Die Ausgleichsfonds wollten wir naturgemäß beseitigt wissen, weil auch der Finanzminister Engliš schon im Motivenbericht, der doch größtenteils aus seiner Feder stammt, erklärt hat, daß diese Ausgleichsfonds nur Notbehelfe sind und daß er nicht gerne daran gehe, eine solche Konstruktion zu schaffen. Er versprach, daß bei der definitiven politischen Konstruktion der Selbstverwaltungsverbände auch der Ausgleichsfonds beseitigt und eine gewisse Beziehung zur Einkommensteuer hergestellt werden wird. Wir sind der Ansicht, daß diese definitive Konstruktion der höheren und niederen Selbstverwaltungsverbände, von denen er spricht, tatsächlich durch den Antrag der Regierungsparteien vorweggenommen wurde, so daß man jetzt unter allen Umständen daran gehen müßte, infolge Änderung der politischen Struktur der Wirtschaftsverbände auch eine Änderung dieser Anträge bzw. der Regierungsvorlage vorzunehmen, weil die Voraussetzungen dafür jetzt gegeben sind.

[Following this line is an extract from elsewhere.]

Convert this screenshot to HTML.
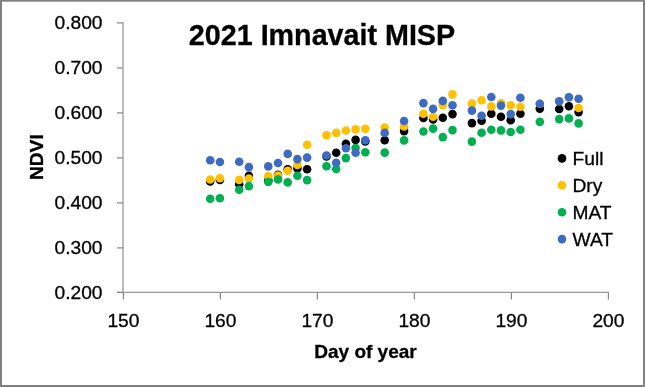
<!DOCTYPE html>
<html><head><meta charset="utf-8"><style>
html,body{margin:0;padding:0;background:#fff;}
body{width:645px;height:387px;overflow:hidden;position:relative;}
svg{position:absolute;left:0;top:0;will-change:transform;}
text{font-family:"Liberation Sans",sans-serif;font-size:19.2px;fill:#000;stroke:#000;stroke-width:0.3px;}
</style></head><body>
<svg width="645" height="387" viewBox="0 0 645 387">
<rect x="0" y="0" width="645" height="387" fill="#fff"/>
<rect x="0" y="0" width="645" height="1" fill="#808080"/>
<rect x="0" y="1" width="645" height="1" fill="#a8a8a8"/>
<rect x="0" y="0" width="2" height="387" fill="#808080"/>
<rect x="643" y="0" width="2" height="387" fill="#808080"/>
<rect x="0" y="385" width="645" height="2" fill="#808080"/>
<text x="322" y="45" text-anchor="middle" style="font-weight:bold;font-size:28.7px">2021 Imnavait MISP</text>
<g stroke="#989898" stroke-width="1.3" fill="none">
<line x1="123" y1="22.2" x2="123" y2="292.5"/>
<line x1="117" y1="292.4" x2="608.9" y2="292.4"/>
</g>
<g stroke="#868686" stroke-width="1.2">
<line x1="117" y1="22.9" x2="123" y2="22.9"/>
<line x1="117" y1="67.9" x2="123" y2="67.9"/>
<line x1="117" y1="112.9" x2="123" y2="112.9"/>
<line x1="117" y1="157.9" x2="123" y2="157.9"/>
<line x1="117" y1="202.9" x2="123" y2="202.9"/>
<line x1="117" y1="247.9" x2="123" y2="247.9"/>
<line x1="117" y1="292.4" x2="123" y2="292.4"/>
<line x1="123.4" y1="292.5" x2="123.4" y2="299.5"/>
<line x1="220.4" y1="292.5" x2="220.4" y2="299.5"/>
<line x1="317.4" y1="292.5" x2="317.4" y2="299.5"/>
<line x1="414.4" y1="292.5" x2="414.4" y2="299.5"/>
<line x1="511.4" y1="292.5" x2="511.4" y2="299.5"/>
<line x1="608.4" y1="292.5" x2="608.4" y2="299.5"/>
</g>
<text x="102.5" y="28.9" text-anchor="end">0.800</text>
<text x="102.5" y="73.9" text-anchor="end">0.700</text>
<text x="102.5" y="118.9" text-anchor="end">0.600</text>
<text x="102.5" y="163.9" text-anchor="end">0.500</text>
<text x="102.5" y="208.9" text-anchor="end">0.400</text>
<text x="102.5" y="253.9" text-anchor="end">0.300</text>
<text x="102.5" y="298.9" text-anchor="end">0.200</text>
<text x="123.4" y="327.3" text-anchor="middle">150</text>
<text x="220.4" y="327.3" text-anchor="middle">160</text>
<text x="317.4" y="327.3" text-anchor="middle">170</text>
<text x="414.4" y="327.3" text-anchor="middle">180</text>
<text x="511.4" y="327.3" text-anchor="middle">190</text>
<text x="608.4" y="327.3" text-anchor="middle">200</text>
<text x="365.5" y="358.3" text-anchor="middle" style="font-weight:bold;font-size:19px">Day of year</text>
<text transform="translate(42.7,157.2) rotate(-90)" text-anchor="middle" style="font-weight:bold">NDVI</text>
<g>
<circle cx="210.2" cy="181.4" r="4.3" fill="#000000"/>
<circle cx="219.9" cy="179.9" r="4.3" fill="#000000"/>
<circle cx="239.2" cy="184.2" r="4.3" fill="#000000"/>
<circle cx="248.9" cy="175.7" r="4.3" fill="#000000"/>
<circle cx="268.3" cy="180.2" r="4.3" fill="#000000"/>
<circle cx="278.0" cy="174.7" r="4.3" fill="#000000"/>
<circle cx="287.7" cy="169.2" r="4.3" fill="#000000"/>
<circle cx="297.4" cy="168.4" r="4.3" fill="#000000"/>
<circle cx="307.1" cy="169.2" r="4.3" fill="#000000"/>
<circle cx="326.5" cy="156.4" r="4.3" fill="#000000"/>
<circle cx="336.2" cy="152.7" r="4.3" fill="#000000"/>
<circle cx="345.9" cy="143.7" r="4.3" fill="#000000"/>
<circle cx="355.6" cy="139.9" r="4.3" fill="#000000"/>
<circle cx="365.3" cy="141.4" r="4.3" fill="#000000"/>
<circle cx="384.7" cy="140.2" r="4.3" fill="#000000"/>
<circle cx="404.1" cy="131.1" r="4.3" fill="#000000"/>
<circle cx="423.4" cy="118.0" r="4.3" fill="#000000"/>
<circle cx="433.1" cy="119.4" r="4.3" fill="#000000"/>
<circle cx="442.8" cy="117.7" r="4.3" fill="#000000"/>
<circle cx="452.5" cy="114.1" r="4.3" fill="#000000"/>
<circle cx="471.9" cy="123.1" r="4.3" fill="#000000"/>
<circle cx="481.6" cy="120.8" r="4.3" fill="#000000"/>
<circle cx="491.3" cy="113.7" r="4.3" fill="#000000"/>
<circle cx="501.0" cy="116.8" r="4.3" fill="#000000"/>
<circle cx="510.7" cy="120.3" r="4.3" fill="#000000"/>
<circle cx="520.4" cy="113.7" r="4.3" fill="#000000"/>
<circle cx="539.8" cy="108.6" r="4.3" fill="#000000"/>
<circle cx="559.2" cy="109.0" r="4.3" fill="#000000"/>
<circle cx="568.9" cy="106.3" r="4.3" fill="#000000"/>
<circle cx="578.6" cy="112.1" r="4.3" fill="#000000"/>
<circle cx="210.2" cy="179.5" r="4.3" fill="#FFC000"/>
<circle cx="219.9" cy="178.3" r="4.3" fill="#FFC000"/>
<circle cx="239.2" cy="179.9" r="4.3" fill="#FFC000"/>
<circle cx="248.9" cy="178.5" r="4.3" fill="#FFC000"/>
<circle cx="268.3" cy="176.2" r="4.3" fill="#FFC000"/>
<circle cx="278.0" cy="175.6" r="4.3" fill="#FFC000"/>
<circle cx="287.7" cy="170.7" r="4.3" fill="#FFC000"/>
<circle cx="297.4" cy="164.9" r="4.3" fill="#FFC000"/>
<circle cx="307.1" cy="144.8" r="4.3" fill="#FFC000"/>
<circle cx="326.5" cy="135.3" r="4.3" fill="#FFC000"/>
<circle cx="336.2" cy="132.9" r="4.3" fill="#FFC000"/>
<circle cx="345.9" cy="130.5" r="4.3" fill="#FFC000"/>
<circle cx="355.6" cy="129.4" r="4.3" fill="#FFC000"/>
<circle cx="365.3" cy="128.7" r="4.3" fill="#FFC000"/>
<circle cx="384.7" cy="127.5" r="4.3" fill="#FFC000"/>
<circle cx="404.1" cy="126.4" r="4.3" fill="#FFC000"/>
<circle cx="423.4" cy="113.7" r="4.3" fill="#FFC000"/>
<circle cx="433.1" cy="116.8" r="4.3" fill="#FFC000"/>
<circle cx="442.8" cy="105.2" r="4.3" fill="#FFC000"/>
<circle cx="452.5" cy="94.4" r="4.3" fill="#FFC000"/>
<circle cx="471.9" cy="103.6" r="4.3" fill="#FFC000"/>
<circle cx="481.6" cy="100.2" r="4.3" fill="#FFC000"/>
<circle cx="491.3" cy="106.4" r="4.3" fill="#FFC000"/>
<circle cx="501.0" cy="103.3" r="4.3" fill="#FFC000"/>
<circle cx="510.7" cy="105.3" r="4.3" fill="#FFC000"/>
<circle cx="520.4" cy="106.8" r="4.3" fill="#FFC000"/>
<circle cx="539.8" cy="103.8" r="4.3" fill="#FFC000"/>
<circle cx="559.2" cy="101.3" r="4.3" fill="#FFC000"/>
<circle cx="568.9" cy="97.2" r="4.3" fill="#FFC000"/>
<circle cx="578.6" cy="108.0" r="4.3" fill="#FFC000"/>
<circle cx="210.2" cy="198.8" r="4.3" fill="#00B050"/>
<circle cx="219.9" cy="198.2" r="4.3" fill="#00B050"/>
<circle cx="239.2" cy="189.7" r="4.3" fill="#00B050"/>
<circle cx="248.9" cy="186.1" r="4.3" fill="#00B050"/>
<circle cx="268.3" cy="182.0" r="4.3" fill="#00B050"/>
<circle cx="278.0" cy="179.4" r="4.3" fill="#00B050"/>
<circle cx="287.7" cy="182.4" r="4.3" fill="#00B050"/>
<circle cx="297.4" cy="175.7" r="4.3" fill="#00B050"/>
<circle cx="307.1" cy="180.1" r="4.3" fill="#00B050"/>
<circle cx="326.5" cy="166.3" r="4.3" fill="#00B050"/>
<circle cx="336.2" cy="169.0" r="4.3" fill="#00B050"/>
<circle cx="345.9" cy="158.1" r="4.3" fill="#00B050"/>
<circle cx="355.6" cy="148.0" r="4.3" fill="#00B050"/>
<circle cx="365.3" cy="152.3" r="4.3" fill="#00B050"/>
<circle cx="384.7" cy="152.6" r="4.3" fill="#00B050"/>
<circle cx="404.1" cy="140.4" r="4.3" fill="#00B050"/>
<circle cx="423.4" cy="131.5" r="4.3" fill="#00B050"/>
<circle cx="433.1" cy="128.6" r="4.3" fill="#00B050"/>
<circle cx="442.8" cy="137.1" r="4.3" fill="#00B050"/>
<circle cx="452.5" cy="130.1" r="4.3" fill="#00B050"/>
<circle cx="471.9" cy="141.6" r="4.3" fill="#00B050"/>
<circle cx="481.6" cy="132.8" r="4.3" fill="#00B050"/>
<circle cx="491.3" cy="129.7" r="4.3" fill="#00B050"/>
<circle cx="501.0" cy="130.4" r="4.3" fill="#00B050"/>
<circle cx="510.7" cy="132.0" r="4.3" fill="#00B050"/>
<circle cx="520.4" cy="129.7" r="4.3" fill="#00B050"/>
<circle cx="539.8" cy="121.9" r="4.3" fill="#00B050"/>
<circle cx="559.2" cy="119.1" r="4.3" fill="#00B050"/>
<circle cx="568.9" cy="118.4" r="4.3" fill="#00B050"/>
<circle cx="578.6" cy="123.4" r="4.3" fill="#00B050"/>
<circle cx="210.2" cy="160.2" r="4.3" fill="#3E6BC2"/>
<circle cx="219.9" cy="162.0" r="4.3" fill="#3E6BC2"/>
<circle cx="239.2" cy="161.7" r="4.3" fill="#3E6BC2"/>
<circle cx="248.9" cy="167.1" r="4.3" fill="#3E6BC2"/>
<circle cx="268.3" cy="166.4" r="4.3" fill="#3E6BC2"/>
<circle cx="278.0" cy="163.0" r="4.3" fill="#3E6BC2"/>
<circle cx="287.7" cy="153.9" r="4.3" fill="#3E6BC2"/>
<circle cx="297.4" cy="159.1" r="4.3" fill="#3E6BC2"/>
<circle cx="307.1" cy="157.6" r="4.3" fill="#3E6BC2"/>
<circle cx="326.5" cy="155.5" r="4.3" fill="#3E6BC2"/>
<circle cx="336.2" cy="162.8" r="4.3" fill="#3E6BC2"/>
<circle cx="345.9" cy="148.3" r="4.3" fill="#3E6BC2"/>
<circle cx="355.6" cy="152.7" r="4.3" fill="#3E6BC2"/>
<circle cx="365.3" cy="140.2" r="4.3" fill="#3E6BC2"/>
<circle cx="384.7" cy="132.9" r="4.3" fill="#3E6BC2"/>
<circle cx="404.1" cy="121.0" r="4.3" fill="#3E6BC2"/>
<circle cx="423.4" cy="103.1" r="4.3" fill="#3E6BC2"/>
<circle cx="433.1" cy="108.9" r="4.3" fill="#3E6BC2"/>
<circle cx="442.8" cy="100.9" r="4.3" fill="#3E6BC2"/>
<circle cx="452.5" cy="105.2" r="4.3" fill="#3E6BC2"/>
<circle cx="471.9" cy="110.6" r="4.3" fill="#3E6BC2"/>
<circle cx="481.6" cy="115.7" r="4.3" fill="#3E6BC2"/>
<circle cx="491.3" cy="97.0" r="4.3" fill="#3E6BC2"/>
<circle cx="501.0" cy="105.6" r="4.3" fill="#3E6BC2"/>
<circle cx="510.7" cy="114.1" r="4.3" fill="#3E6BC2"/>
<circle cx="520.4" cy="97.8" r="4.3" fill="#3E6BC2"/>
<circle cx="539.8" cy="103.8" r="4.3" fill="#3E6BC2"/>
<circle cx="559.2" cy="101.3" r="4.3" fill="#3E6BC2"/>
<circle cx="568.9" cy="97.2" r="4.3" fill="#3E6BC2"/>
<circle cx="578.6" cy="98.7" r="4.3" fill="#3E6BC2"/>
</g>
<circle cx="562" cy="158.4" r="4.3" fill="#000000"/>
<text x="572.5" y="164.8">Full</text>
<circle cx="562" cy="185.3" r="4.3" fill="#FFC000"/>
<text x="572.5" y="191.7">Dry</text>
<circle cx="562" cy="212.2" r="4.3" fill="#00B050"/>
<text x="572.5" y="218.6">MAT</text>
<circle cx="562" cy="239.1" r="4.3" fill="#3E6BC2"/>
<text x="572.5" y="245.5">WAT</text>
</svg>
</body></html>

Die Ausgleichsfonds müßten in erster Linie fallen u. zw. nach Ansicht des Finanzministers, weil er sagt, daß derjenige, der die Verantwortung für den Haushalt hat, auch naturgemäß mit direkten Einnahmsquellen rechnen muß und nicht angewiesen sein soll, bei irgendwelchen Fonds betteln zu gehen. (Posl. dr Rosche: Ist im Gesetze eine Bestimmung, was, solange der Ausgleichfonds besteht, die Gemeinde machen soll, wenn sie nichts bekommt?) Diese Bestimmung fehlt. (Posl. dr Rosche: Die Umlagen dürfen sie nicht erhöhen und aus dem Ausgleichfonds bekommen sie nichts! Was sollen sie dann machen?) Bankerott, das ist das Einzige. Das gehört auch in das Gesetz. Das ist die naturnotwendige, logische Folge. Nur Bankerott können sie machen.